2) Побудить Персию возобновить свои притязания на Герат, чем достигается возможность пользоваться средствами, которые в случае нужды даст нам страна, подвластная шаху, преимущественно Хорасан, а главное — отвлекать внимание и средства тегеранского правительства от нашей границы на Араксе, на что рассчитывают наши враги в случае каких-либо неблагоприятных для нас обстоятельств на кавказско-турецкой границе и на самом Кавказе. При нашем движении союз с турецкой армией не будет иметь значения военного, но даст нам в руки массу средств перевозочных, так как уже веками выработалось тяготение Персии к Герату и даже к Кандагару…» Далее прилагался расчет необходимых военных сил, продовольствия и прочего.

И вот теперь Кауфман, скорректировав его, вполне приступил к осуществлению плана Скобелева. Он намеревался выступить тремя колоннами по направлению к Кашгару, к Афганистану и к Мерву. Первая колонна должна была двигаться из недавно образованной Ферганской области через Алайский хребет, вторая — со стороны Самарканда через Джам на Келиф и Ширабад (на Аму-Дарье) и третья от Хивы, вверх по Амударье, через Чарджоу на Мерв. Все предварительные сношения между главными распорядителями велись в глубокой тайне. Кашгар был оставлен в покое и Ферганский отряд, собравшись в Маргелане, должен был идти через Каратегин, также на Амударью, в сторону Афганистана.

Двадцать второго апреля Милютин уведомил главнокомандующего Кауфмана о состоявшемся высочайшем повелении насчет сформирования и высылки отрядов к Шир-Абаду и Мерву, усиления войск Туркестанского края, заключения договора с Афганистаном и отправления эмиссаров в Афганистан и северную часть Ост-Индии. Сделав тотчас все необходимые секретные распоряжения, 19 мая Кауфман послал начальнику главного штаба телеграмму об усилении войск Туркестанского края Оренбургскими и Сибирскими казачьими полками и 25 мая получил шифрованный ответ, что в случае надобности ему пришлют льготные полки: два Оренбургских и три Сибирских.
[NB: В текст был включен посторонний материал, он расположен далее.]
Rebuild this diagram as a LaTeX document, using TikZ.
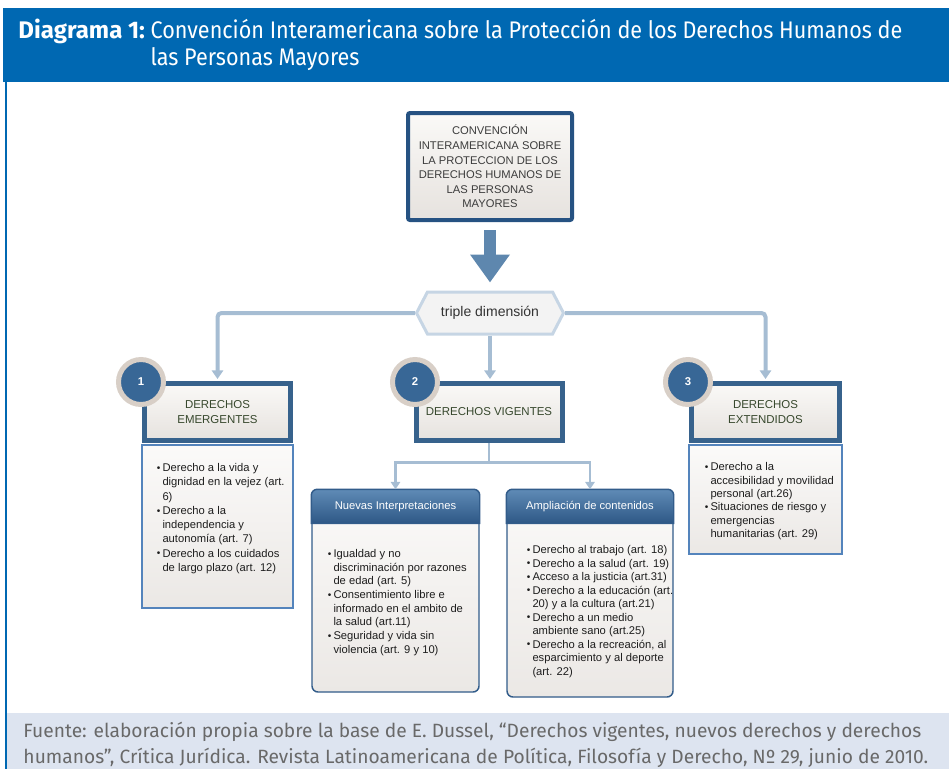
\documentclass[tikz,border=0pt]{standalone}
\usepackage{fontspec}
\setmainfont{Liberation Sans}
\newfontfamily\hdfont[FakeStretch=0.9]{Fira Sans}
\newfontfamily\hdbold{Fira Sans}
\newfontfamily\srcfont{Fira Sans}
\usetikzlibrary{arrows.meta,shapes.symbols}

\definecolor{hdblue}{RGB}{0,104,178}
\definecolor{srcbg}{RGB}{221,228,240}
\definecolor{srctxt}{RGB}{105,105,105}
\definecolor{mainbd}{RGB}{38,82,130}
\definecolor{bd}{RGB}{55,98,140}
\definecolor{boxtop}{RGB}{250,249,247}
\definecolor{boxbot}{RGB}{230,226,222}
\definecolor{maintxt}{RGB}{60,60,60}
\definecolor{ttlc}{RGB}{55,72,45}
\definecolor{hexbd}{RGB}{198,213,228}
\definecolor{hexfill}{RGB}{243,243,243}
\definecolor{ringc}{RGB}{216,207,199}
\definecolor{numc}{RGB}{56,103,150}
\definecolor{listbd}{RGB}{84,132,188}
\definecolor{listtop}{RGB}{251,250,249}
\definecolor{listbot}{RGB}{235,232,229}
\definecolor{grpbd}{RGB}{50,92,138}
\definecolor{grptop}{RGB}{95,139,182}
\definecolor{grpbot}{RGB}{46,88,134}
\definecolor{txtc}{RGB}{30,30,30}
\definecolor{connc}{RGB}{166,189,211}
\definecolor{arrc}{RGB}{94,135,174}

\newcommand{\bul}{\makebox[0pt][r]{\raisebox{0.3pt}{\scalebox{0.9}{\textbullet}}\hspace{1.5pt}}}

\tikzset{every picture/.style={line width=0.75pt},
  hdtxt/.style={text=white, inner sep=0pt, font=\hdfont\fontsize{18}{22}\selectfont},
  srcline/.style={text=srctxt, inner sep=0pt, anchor=base west, font=\srcfont\fontsize{14.4}{17}\selectfont},
  mainbox/.style={draw=mainbd, line width=3pt, rounded corners=1.5pt, top color=boxtop, bottom color=boxbot,
    minimum width=123pt, minimum height=80.25pt, align=center, text=maintxt, inner sep=0pt,
    font=\fontsize{8.4}{10.9}\selectfont},
  dimbox/.style={signal, signal to=west and east, signal pointer angle=125, draw=hexbd, line width=2.25pt,
    fill=hexfill, minimum width=110.25pt, minimum height=31.5pt, inner sep=0pt, text=black!80,
    font=\fontsize{10.5}{12}\selectfont},
  rightbox/.style={draw=bd, line width=3.75pt, top color=boxtop, bottom color=boxbot, minimum height=42.75pt,
    align=center, text=ttlc, inner sep=0pt, font=\fontsize{8.6}{10.9}\selectfont},
  numcirc/.style={circle, draw=ringc, line width=3.75pt, fill=numc, minimum size=33.75pt, inner sep=0pt,
    text=white, font=\bfseries\fontsize{8.5}{10}\selectfont},
  listbox/.style={draw=listbd, line width=0.9pt, top color=listtop, bottom color=listbot, inner sep=0pt},
  grpbox/.style={draw=grpbd, line width=1.1pt, rounded corners=4.5pt, top color=listtop, bottom color=listbot, inner sep=0pt},
  grphead/.style={draw=grpbd, line width=1.1pt, top color=grptop, bottom color=grpbot},
  grptxt/.style={text=white, inner sep=0pt, font=\fontsize{8.4}{10}\selectfont},
  itemtxt/.style={anchor=north west, inner sep=0pt, align=left, text=txtc},
  conn/.style={draw=connc, line width=3pt, rounded corners=3pt, -{Triangle[width=8.5pt,length=6.5pt]}, shorten >=1.5pt},
  conn2/.style={draw=connc, line width=2pt, -{Triangle[width=7pt,length=5.5pt]}},
  bigarrow/.style={draw=arrc, line width=9pt, -{Triangle[width=28.5pt,length=21pt]}, shorten <=6pt, shorten >=6pt}
}

\begin{document}
\begin{tikzpicture}[x=0.75pt,y=0.75pt,yscale=-1,xscale=1]
\useasboundingbox (0,0) rectangle (949,769);

%Shape: Rectangle (title band)
\fill [hdblue] (3,8) rectangle (949,82);
%Shape: Rectangle (source band)
\fill [srcbg] (7,713) rectangle (949,769);
%Straight Lines
\draw [hdblue, line width=1.5pt] (6,82) -- (6,769);

% Text Node
\node [hdtxt, anchor=base west, font=\hdbold\bfseries\fontsize{18}{22}\selectfont] (hd-lbl) at (18,38) {Diagrama 1:};
\node [hdtxt, anchor=base west] (hd-l1) at ([xshift=3.5pt]hd-lbl.base east) {Convención Interamericana sobre la Protección de los Derechos Humanos de};
\node [hdtxt, anchor=base west] (hd-l2) at ([yshift=20.25pt]hd-l1.base west) {las Personas Mayores};

% Text Node
\node [mainbox] (conv) at (490,166.5) {CONVENCIÓN\\INTERAMERICANA SOBRE\\LA PROTECCION DE LOS\\DERECHOS HUMANOS DE\\LAS PERSONAS\\MAYORES};
\node [dimbox] (tri) at (490,313) {triple dimensión};

%Shape: Rectangle (three kinds of rights)
\node [rightbox, minimum width=109.5pt] (emer) at (217.5,412) {DERECHOS\\EMERGENTES};
\node [rightbox, minimum width=109.5pt] (vig) at (489,412) {DERECHOS VIGENTES};
\node [rightbox, minimum width=111pt] (ext) at (765.5,412) {DERECHOS\\EXTENDIDOS};

%Shape: Rectangle (lists)
\node [listbox, minimum width=113.25pt, minimum height=122.25pt] (emer-l) at (217.5,526.5) {};
\node [listbox, minimum width=114.75pt, minimum height=81.75pt] (ext-l) at (765.5,499.5) {};
\node [grpbox, minimum width=125.25pt, minimum height=151.5pt] (nue) at (395.5,591) {};
\node [grpbox, minimum width=124.5pt, minimum height=155.25pt] (amp) at (590,593.5) {};

%Shape: header of the two groups
\path [grphead] ([yshift=25.5pt]nue.north west) [rounded corners=4.5pt]-- (nue.north west) -- (nue.north east) [sharp corners]-- ([yshift=25.5pt]nue.north east) -- cycle;
\path [grphead] ([yshift=25.5pt]amp.north west) [rounded corners=4.5pt]-- (amp.north west) -- (amp.north east) [sharp corners]-- ([yshift=25.5pt]amp.north east) -- cycle;
\node [grptxt] (nue-h) at ([yshift=12.75pt]nue.north) {Nuevas Interpretaciones};
\node [grptxt] (amp-h) at ([yshift=12.75pt]amp.north) {Ampliación de contenidos};

% Text Node
\node [itemtxt, font=\fontsize{8.4}{10.7}\selectfont] (emer-t) at (162,463) {\bul Derecho a la vida y\\dignidad en la vejez (art.\\6)\\\bul Derecho a la\\independencia y\\autonomía (art. 7)\\\bul Derecho a los cuidados\\de largo plazo (art. 12)};
\node [itemtxt, font=\fontsize{8.4}{10.25}\selectfont] (nue-t) at (333,549) {\bul Igualdad y no\\discriminación por razones\\de edad (art. 5)\\\bul Consentimiento libre e\\informado en el ambito de\\la salud (art.11)\\\bul Seguridad y vida sin\\violencia (art. 9 y 10)};
\node [itemtxt, font=\fontsize{8.4}{10.15}\selectfont] (amp-t) at (532,545) {\bul Derecho al trabajo (art. 18)\\\bul Derecho a la salud (art. 19)\\\bul Acceso a la justicia (art.31)\\\bul Derecho a la educación (art.\\20) y a la cultura (art.21)\\\bul Derecho a un medio\\ambiente sano (art.25)\\\bul Derecho a la recreación, al\\esparcimiento y al deporte\\(art. 22)};
\node [itemtxt, font=\fontsize{8.4}{10.05}\selectfont] (ext-t) at (710,462) {\bul Derecho a la\\accesibilidad y movilidad\\personal (art.26)\\\bul Situaciones de riesgo y\\emergencias\\humanitarias (art. 29)};

%Shape: Circle (numbers)
\node [numcirc] (n1) at (141,382) {1};
\node [numcirc] (n2) at (415,382) {2};
\node [numcirc] (n3) at (688,382) {3};

%Straight Lines
\draw [bigarrow] (conv.south) -- (tri.north);
\draw [conn] (tri.west) -| (emer.north);
\draw [conn] (tri.south) -- (tri.south |- vig.north);
\draw [conn] (tri.east) -| (ext.north);
\draw [conn2] (vig.south) -- ++(0,19.5) -| (nue.north);
\draw [conn2] (vig.south) -- ++(0,19.5) -| (amp.north);

% Text Node
\node [srcline] (src1) at (23,737) {Fuente: elaboración propia sobre la base de E. Dussel, “Derechos vigentes, nuevos derechos y derechos};
\node [srcline] (src2) at ([yshift=19.5pt]src1.base west) {humanos”, Crítica Jurídica. Revista Latinoamericana de Política, Filosofía y Derecho, Nº 29, junio de 2010.};

\end{tikzpicture}
\end{document}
На другой день был отдан приказ по округу о сформировании трех действующих отрядов: главного — в Самарканде, под начальством генерал-майора Троцкого; Ферганского — в Маргелане, под начальством генерал-майора Абрамова и Амударьинского — в Петро-Александровске, под начальством полковника Гротенгельма.

Двадцать седьмого мая Кауфман послал Милютину рапорт, заканчивавшийся следующими словами: «…Я отправил две партии людей в Афганистан, довольно надежных, в том отношении, что они будут знать о движениях и передвижениях войск, о сосредоточении таковых и о слухах в том крае; затем рассчитываю на наше посольство в Афганистане, которому, быть может, удастся сделать что-либо в требуемом Вашим Высокопревосходительством смысле».

В Кабул для переговоров с Шер-Али-ханом был послан генерал-майор Николай Григорьевич Столетов. Посольство Столетова, прежде всего, должно было подготовить свободный проход наших войск через афганские владения в сторону Индии.